All the Pretty Horses by Cormac McCarthy ***

I've always loved horses.  Watching them run in a horse race is one of my favorite things to do, though I've never seen a race live--just on TV.  I took a riding class in college for one of my PE credits & learned to ride English.
But I have to admit that I still sometimes get scared of how big they are.  I had a lot of trouble when I was younger being assertive with them, letting them know I was boss.  I haven't ridden one now for 20 years, so I don't know how I'd handle it.  I've changed a lot in the past 20 years, I might be more confident about being in charge.  Or I might be less.

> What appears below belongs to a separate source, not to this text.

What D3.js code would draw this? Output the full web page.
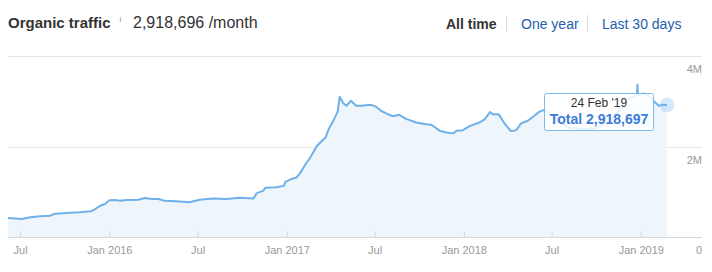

John Grady Cole is the hero of All the Pretty Horses, and he has a great love of the animals.  He seems to be able to sense things about them that others can't, and he values them almost as much as he values people.  He's a very loyal young man with a firm sense of who he is.  And he's only 16 years old when he and his pal Lacy Rawlins decide to head south into Mexico to seek their fortunes.  John Grady has nothing to lose--the ranch he grew up on was owned by his maternal grandfather.  When his grandpa dies the ownership went to his mother, who is a want-to-be actress who hates living on the ranch.  His parents are estranged, especially after his father was presumed dead during WWII while a POW in the South Pacific.  And so the ranch will be sold.  And everything that's important for John Grady will be gone.
This story of the boys' misadventures in Mexico has some humorous moments, especially whenever Rawlins is involved.  You can just hear these boys talking to each other in their Texas drawls, Rawlins wearing his new boots, breaking some horses.

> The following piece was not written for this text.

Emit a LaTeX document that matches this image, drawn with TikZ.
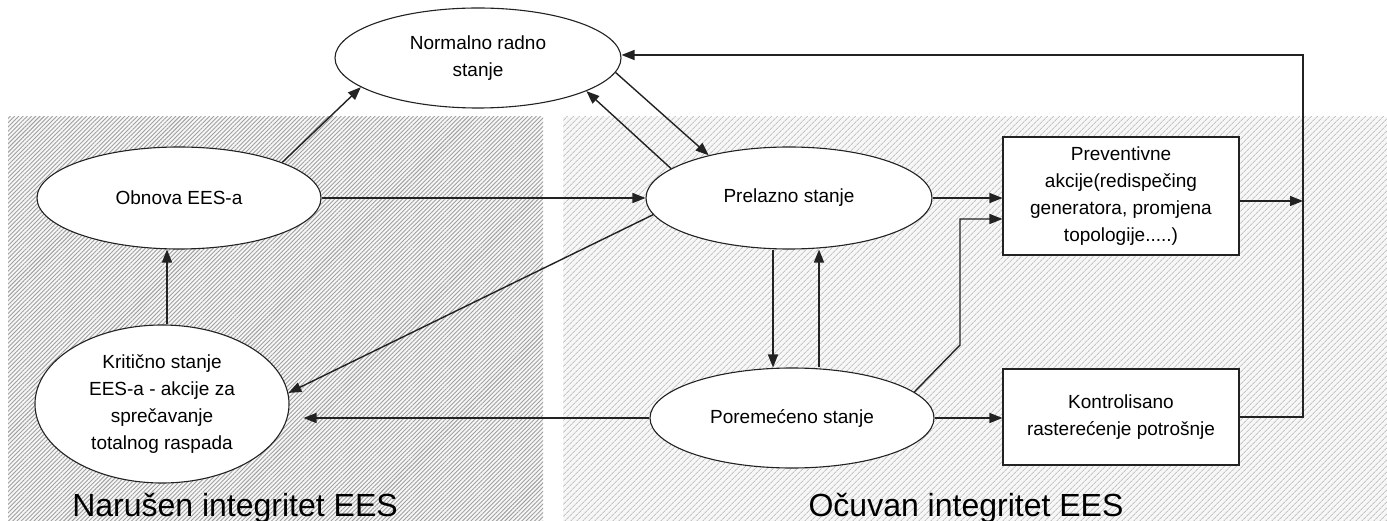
\documentclass[tikz,border=0pt]{standalone}
\usepackage{fontspec}
\setmainfont{Liberation Sans}
\usetikzlibrary{shapes.geometric,arrows.meta,patterns.meta,calc}
\definecolor{lnc}{HTML}{222222}
\definecolor{hatchA}{HTML}{A0A0A0}
\definecolor{hatchB}{HTML}{C4C4C4}
\begin{document}
\begin{tikzpicture}[x=1pt,y=-1pt,
  every node/.style={font=\fontsize{19}{27}\selectfont, text=black},
  stell/.style={ellipse, draw=lnc, line width=1.1pt, fill=white, inner sep=0pt, align=center},
  stbox/.style={rectangle, draw=lnc, line width=1.1pt, fill=white, inner sep=0pt, align=center},
  conn/.style={draw=lnc, line width=1.4pt, -{Triangle[length=13pt,width=10pt]}},
  biglabel/.style={font=\fontsize{32}{36}\selectfont, anchor=base}
]
\useasboundingbox (0,0) rectangle (1387,521);
\fill[white] (0,0) rectangle (1387,521);
% hatched regions
\fill[gray!6] (8,117) rectangle (543,521);
\fill[pattern={Lines[angle=45,distance=3pt,line width=0.9pt]}, pattern color=hatchA] (8,117) rectangle (543,521);
\fill[gray!6] (563,117) rectangle (1387,521);
\fill[pattern={Lines[angle=45,distance=4pt,line width=1pt]}, pattern color=hatchB] (563,117) rectangle (1387,521);

% nodes
\node[stell, minimum width=286pt, minimum height=100pt] (norm) at (478,58) {Normalno radno\\stanje};
\node[stell, minimum width=284pt, minimum height=102pt] (obn) at (179,198) {Obnova EES-a};
\node[stell, minimum width=286pt, minimum height=102pt] (prel) at (789,198) {Prelazno stanje};
\node[stell, minimum width=254pt, minimum height=158pt] (krit) at (162,404) {Kritično stanje\\EES-a - akcije za\\sprečavanje\\totalnog raspada};
\node[stell, minimum width=284pt, minimum height=100pt] (por) at (792,418) {Poremećeno stanje};
\node[stbox, minimum width=236pt, minimum height=118pt] (prev) at (1121,196) {Preventivne\\akcije(redispečing\\generatora, promjena\\topologije.....)};
\node[stbox, minimum width=236pt, minimum height=96pt] (kont) at (1121,417) {Kontrolisano\\rasterećenje potrošnje};

% labels
\node[biglabel] (lab1) at (235,516) {Narušen integritet EES};
\node[biglabel] (lab2) at (966,516) {Očuvan integritet EES};

% helper coordinates
\coordinate (bend) at (960,345);
\coordinate (bustop) at (1303,55);
\coordinate (busmid) at (1303,201);

% connectors
\draw[conn] (obn.19) -- (norm.194);
\draw[conn] (norm.354) -- (prel.152);
\draw[conn] (prel.166) -- (norm.343);
\draw[conn] (obn.east) -- (prel.west);
\draw[conn] ([xshift=5pt]krit.north) -- ([xshift=5pt]krit.north |- obn.south);
\draw[conn] (prel.187) -- (krit.5);
\draw[conn, shorten >=14pt] (por.west) -- (krit.east |- por.west);
\draw[conn] ([xshift=-16pt]prel.south) -- ([xshift=-19pt]por.north);
\draw[conn] ([xshift=27pt]por.north) -- ([xshift=30pt]prel.south);
\draw[conn] (prel.east) -- (prel.east -| prev.west);
\draw[conn] (por.12) -- (bend) |- ([yshift=-23pt]prev.west);
\draw[conn] (por.east) -- (por.east -| kont.west);
\draw[conn] ([yshift=-5pt]prev.east) -- (busmid);
\draw[conn] (kont.east) -| (bustop) -- (norm.east |- bustop);
\end{tikzpicture}
\end{document}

But mostly the story is about the brutality of our southern neighbor.  The absolute and irrevocable justice of life, the common story of wrongful death.  I wish I could say Mexico has changed a lot since the 1950's, the setting for this book.  But as many of us know, the violence of Mexico lives on, and tries to spread over the border into the US constantly and successfully.
Quite a few years ago this book was the choice for the Reader's Review on the Diahn Rehm Show on NPR.  I hadn't read it yet, but I remember one of the readers mentioning that the profound reasoning and deep introspection of John Grady Cole just didn't fit with any 16 year old boy he'd ever met.  I have to agree.  I don't understand why the two main heroes weren't portrayed just a few years older, but Cormac McCarthy may have his reasoning.  I know this is the first of three books about this part of the country at this time, called collectively The Border Trilogy.
Overall I thought some of the imagery of the book both beautiful and haunting.  It was an upsetting book in it's violence, but not in it's presence.  It's hard for me to explain, but maybe it's because of it's unfairness.  I think as I get older I've become less of a realist and more shallow in some ways--I just want to read something where everyone is OK in the end.
This was a beautifully written book, but I don't see myself reading the other two books in the trilogy.  I just wasn't able to take the reins of this book and control it--in the end it controlled me and got me down.